Source data:
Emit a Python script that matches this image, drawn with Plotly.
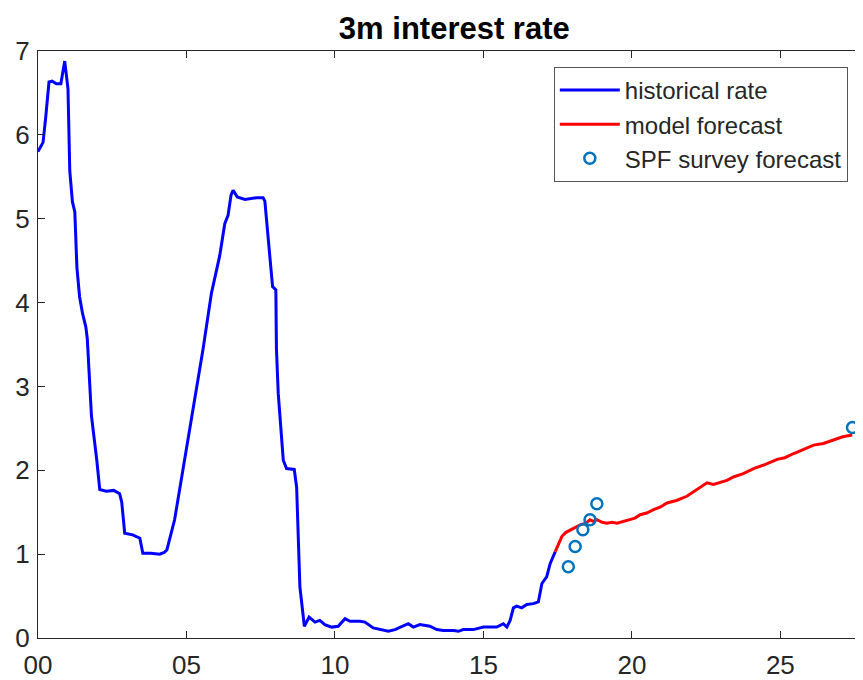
import plotly.graph_objects as go

# Historical 3m rate (x = years since 2000)
hist_x = [0.00, 0.17, 0.26, 0.37, 0.48, 0.62, 0.77, 0.90, 1.01, 1.07, 1.16, 1.24, 1.31, 1.40, 1.50,
          1.61, 1.66, 1.80, 1.98, 2.08, 2.30, 2.55, 2.75, 2.82, 2.92, 3.19, 3.43, 3.53, 3.80, 4.10,
          4.25, 4.34, 4.60, 4.94, 5.11, 5.35, 5.56, 5.84, 6.05, 6.12, 6.29, 6.40, 6.50, 6.57, 6.71,
          6.97, 7.36, 7.58, 7.64, 7.75, 7.81, 7.90, 8.01, 8.03, 8.09, 8.26, 8.37, 8.63, 8.71, 8.82,
          8.97, 9.13, 9.33, 9.49, 9.66, 9.89, 10.11, 10.34, 10.51, 10.84, 11.01, 11.29, 11.57, 11.80,
          12.02, 12.25, 12.47, 12.64, 12.86, 13.20, 13.43, 13.65, 13.99, 14.16, 14.32, 14.66, 15.00,
          15.45, 15.67, 15.79, 15.90, 16.01, 16.12, 16.29, 16.46, 16.68, 16.85, 16.97, 17.13, 17.25,
          17.42]
hist_y = [5.80, 5.91, 6.21, 6.63, 6.64, 6.61, 6.61, 6.88, 6.55, 5.57, 5.20, 5.08, 4.42, 4.07, 3.87,
          3.71, 3.57, 2.65, 2.12, 1.77, 1.75, 1.76, 1.72, 1.62, 1.25, 1.23, 1.19, 1.01, 1.01, 1.00,
          1.02, 1.05, 1.41, 2.12, 2.50, 3.02, 3.45, 4.11, 4.46, 4.56, 4.94, 5.04, 5.28, 5.34, 5.26,
          5.23, 5.25, 5.25, 5.21, 4.82, 4.54, 4.19, 4.15, 3.45, 2.92, 2.12, 2.02, 2.01, 1.80, 0.61,
          0.14, 0.25, 0.19, 0.21, 0.16, 0.13, 0.14, 0.23, 0.20, 0.20, 0.19, 0.12, 0.10, 0.08,
          0.10, 0.14, 0.17, 0.13, 0.16, 0.14, 0.10, 0.09, 0.09, 0.08, 0.10, 0.10, 0.13,
          0.13, 0.17, 0.13, 0.21, 0.36, 0.38, 0.36, 0.40, 0.41, 0.43, 0.65, 0.73, 0.89,
          1.03]

# Model forecast
fc_x = [17.42, 17.47, 17.56, 17.64, 17.78, 17.92, 18.10, 18.26, 18.45, 18.59, 18.70, 18.82, 19.00,
        19.16, 19.33, 19.50, 19.70, 19.89, 20.10, 20.28, 20.50, 20.73, 20.95, 21.18, 21.50, 21.85,
        22.20, 22.53, 22.75, 22.98, 23.20, 23.42, 23.75, 24.10, 24.50, 24.89, 25.15, 25.45, 25.80,
        26.12, 26.45, 26.80, 27.10, 27.42]
fc_y = [1.03, 1.07, 1.15, 1.21, 1.26, 1.29, 1.32, 1.35, 1.37, 1.41, 1.39, 1.41, 1.38,
        1.37, 1.38, 1.37, 1.39, 1.41, 1.43, 1.47, 1.49, 1.53, 1.56, 1.61, 1.64, 1.69,
        1.77, 1.85, 1.83, 1.86, 1.88, 1.92, 1.96, 2.02, 2.07, 2.13, 2.15, 2.20, 2.25,
        2.30, 2.32, 2.36, 2.40, 2.42]

# SPF survey forecast
spf_x = [17.86, 18.09, 18.35, 18.59, 18.82, 27.43]
spf_y = [0.85, 1.09, 1.29, 1.41, 1.60, 2.51]

x_tickvals = [0, 5, 10, 15, 20, 25]
x_ticktext = ["00", "05", "10", "15", "20", "25"]
y_tickvals = [0, 1, 2, 3, 4, 5, 6, 7]

FONT = "Liberation Sans, Arial, sans-serif"
AX = "#262626"

fig = go.Figure()
fig.add_trace(go.Scatter(x=hist_x, y=hist_y, mode="lines", name="historical rate",
                         line=dict(color="#0000FF", width=3)))
fig.add_trace(go.Scatter(x=fc_x, y=fc_y, mode="lines", name="model forecast",
                         line=dict(color="#FF0000", width=3)))
fig.add_trace(go.Scatter(x=spf_x, y=spf_y, mode="markers", name="SPF survey forecast",
                         marker=dict(symbol="circle-open", size=11, color="#0072BD",
                                     line=dict(width=2.5, color="#0072BD"))))

# page body has an 8px margin, so the figure is sized to the remaining viewport
fig.update_layout(
    width=855, height=672,
    margin=dict(l=30, r=1, t=43, b=42, autoexpand=False),
    paper_bgcolor="white", plot_bgcolor="white",
    title=dict(text="<b>3m interest rate</b>", x=0.522, xanchor="center", y=0.986, yanchor="top",
               font=dict(family=FONT, size=31, color="black")),
    font=dict(family=FONT, color=AX),
    showlegend=True,
    legend=dict(x=0.626, xanchor="left", y=0.973, yanchor="top",
                bgcolor="white", bordercolor="#555555", borderwidth=1,
                font=dict(family=FONT, size=24, color=AX), itemwidth=60,
                tracegroupgap=0),
)
fig.update_xaxes(range=[0, 27.75], tickvals=x_tickvals, ticktext=x_ticktext, automargin=False,
                 showgrid=False, zeroline=False, showline=True, linecolor=AX, linewidth=1,
                 mirror="ticks", ticks="inside", ticklen=7, tickcolor=AX, ticklabelstandoff=4,
                 tickfont=dict(family=FONT, size=26, color=AX))
fig.update_yaxes(range=[0, 7], tickvals=y_tickvals, automargin=False,
                 showgrid=False, zeroline=False, showline=True, linecolor=AX, linewidth=1,
                 mirror="ticks", ticks="inside", ticklen=7, tickcolor=AX, ticklabelstandoff=2,
                 tickfont=dict(family=FONT, size=26, color=AX))

fig.write_html("out.html")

The request: From the first line of the listing above, repeat every line through the one holding "import plotly.graph_objects as go". Both ends count, and pictures stay out.

Exercise solution:
Emit a Python script that matches this image, drawn with Plotly.
import plotly.graph_objects as go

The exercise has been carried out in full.